À l'étape du rapport, on n'a fait aucune mention du fait que des gens s'opposaient à cette mesure. Je tiens à ce que ce soit consigné au compte rendu que mon parti et moi-même sommes contre ce processus et cette entente, simplement parce que, selon moi, c'est une grave erreur que de s'acheminer, au Canada, vers un système que l'Afrique du Sud est heureuse d'avoir aboli.

Nous imposons des bantoustans à ces peuples, et nous les piégeons avec ces ententes. C'est un terrible précédent que nous sommes en train d'établir. Nous devrions aspirer à un traitement égal pour tous les Canadiens, quel que soit le lieu où ils vivent ou leurs origines ethniques ou raciales.

En terminant, nous tenons à ce que ce soit su que le Parti réformiste s'est opposé à cette entente et que les libéraux en ont forcé l'adoption, malgré les objections de notre parti et d'un certain nombre des principaux intéressés.

[Français]

Le vice-président: La Chambre est-elle prête à se prononcer?

5263

Des voix: Le vote.

Le vice-président: Plaît-il à la Chambre d'adopter la motion?

Des voix: D'accord.

Des voix: Non.

Le vice-président: Que tous ceux qui sont d'accord veuillent bien dire oui.

Des voix: Oui.

Le vice-président: Que tous ceux qui sont contre veuillent bien dire non.

Des voix: Non.

Le vice-président: À mon avis, les oui l'emportent.

Et plus de cinq députés s'étant levés:

Le vice-président: Convoquez les députés.

Et la sonnerie s'étant arrêtée:

Le président suppléant (M. Kilger): Conformément à l'article 45(5)a) du Règlement le whip adjoint du gouvernement m'a demandé de différer le vote à plus tard.

[Traduction]

En conséquence, conformément à l'alinéa 45(5)a) du Règlement, le vote sur la question dont la Chambre est saisie est reporté à 18 h 30 demain.
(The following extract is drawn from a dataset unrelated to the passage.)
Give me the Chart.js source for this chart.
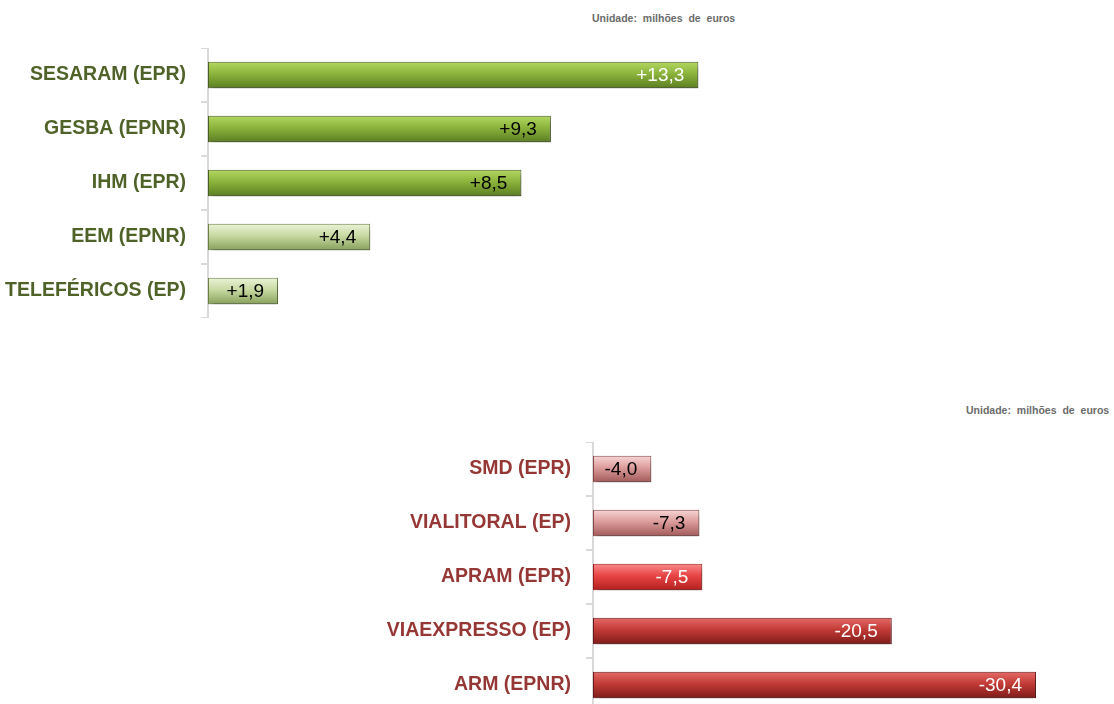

Le timbre ne sonnera pas plus de 15 minutes.

M. Boudria: Monsieur le Président, compte tenu des progrès réalisés aujourd'hui, je demande s'il y a consentement unanime à ce qu'on dise qu'il est 22 heures.

Le vice-président: Y a-t-il consentement unanime à ce qu'on dise qu'il est 22 heures?

Des voix: D'accord.

Le vice-président: Comme il est 22 heures, la Chambre s'ajourne à 10 heures demain.